Esposito was convinced the player rooms were bugged as well. He found a lump under the carpet and ripped it up to reveal a box, which he thought contained the listening device. He and Wayne Cashman loosened the bolts and heard a crash. It turned out the bolts were the only things holding a chandelier hanging in the room below.

The night before Game 6, Dave and Johanna accepted an offer from friends Duff and Chris McDermid to go drinking and dancing in the ballroom of the Intourist Hotel. It turned to be the best night of their stay in Moscow. For the first time on their trip, the locals let down their guard. The frosty receptions and rude treatment that tainted the Jenkins' encounters with mistrusting Muscovites the previous week faded with the clinking of glasses as the locals' sense of curiosity took over.

That night, they set aside their politics and nationalistic feelings and wanted to learn more about the Canadians sitting next to them. They dragged Dave and Johanna off the dance floor and invited them to sit at their table to share a drink. A soldier came over and toasted them holding one of the Maple Leaf centrepieces from the adjacent tables and they emptied bottles of cognac, vodka and "champansky" while making their first Russian friendships.
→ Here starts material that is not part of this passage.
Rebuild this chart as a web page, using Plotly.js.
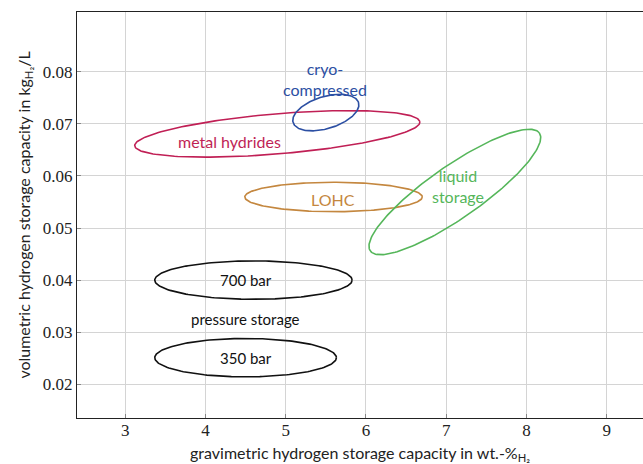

"That was so special, having that contact with some very nice people and you know there's a human side to them," said Johanna. "They were out having a party enjoying themselves and found themselves in the company of this huge tour of Canadians and that was so awesome."

The Jenkins slept until noon the next day, ate in their hotel restaurant and were served raw chicken, then went to the rink for Game 6 to watch Canada skate to a 3-2 win.

"We weren’t eating well but we were drinking well because the champagne was excellent and cheap (two rubles for a bottle), and we had it for breakfast lunch and dinner," said Dave. "The water wasn’t safe to drink and the coffee your spoon would stand up in."

They loved the Moscow Circus and the caviar served with cream and blackberries during the intermission at the opera Rigeletto at the Bolshoi Theatre was to die for. For obvious reasons, Russia in 1972 was not a favoured tourist destination and the natives were not used to seeing a foreign invasion arriving by the busload. Kids flocked to them, asking for chewing gum, but cab drivers saw their red and white flags and kept driving rather than pick them up.

"When 3,000 Canadians invade a city of eight million they regard you with some disdain and when you come to beat their hockey team that's even worse," said Johanna.

As she wrote in her trip diary: “Russia has nothing beautiful or happy about it. It is an efficient country running according to schedule but with no feeling, at least not for any visitors. Russia is definitely a cold country.

“They always use one door even if there are eight doors. Every part of our departure had police standing guard. They have very strict observance as they are afraid people will get out of the country.”

Canada took Game 7 by a score of 4-3 and in Game 8 the visitors were trailing 5-3 heading into the second intermission. But Esposito scored early in the third period and Yvan Cournoyer tied it 5-5 with seven minutes left, setting up Henderson's dramatic game winner in the final minute. Had Henderson not scored, the Russians would have won the series based on having a better goal differential.

“Henderson's goal was at the far end from us, and we were delirious after Canada won,” said Dave. "That was our team.

“We came out of the arena having won the series and there were literally dozens of big transport vehicles with mounted horsemen in the back ready to be let out in case of a riot.”

Two days later, when the plane's wheels finally left the runway in Moscow after 10 days in the Russian capital, the crowd of Canadians on board let the pilot know they appreciated what he had just done for them.

“It was an immense relief to be out of Moscow, the cheer was louder when the plane was in the air than it was for Henderson's final goal, and it was spontaneous,” laughed Dave. “We landed in Copenhagen and ate rare roast beef, scallop potatoes, shrimp cocktail and chocolate mousse at the hotel. It was like a dream.

“That trip made us appreciate the country we live in and the amenities we have so much I never once again thought I wanted to go to a place like Russia, but I'm glad I did.”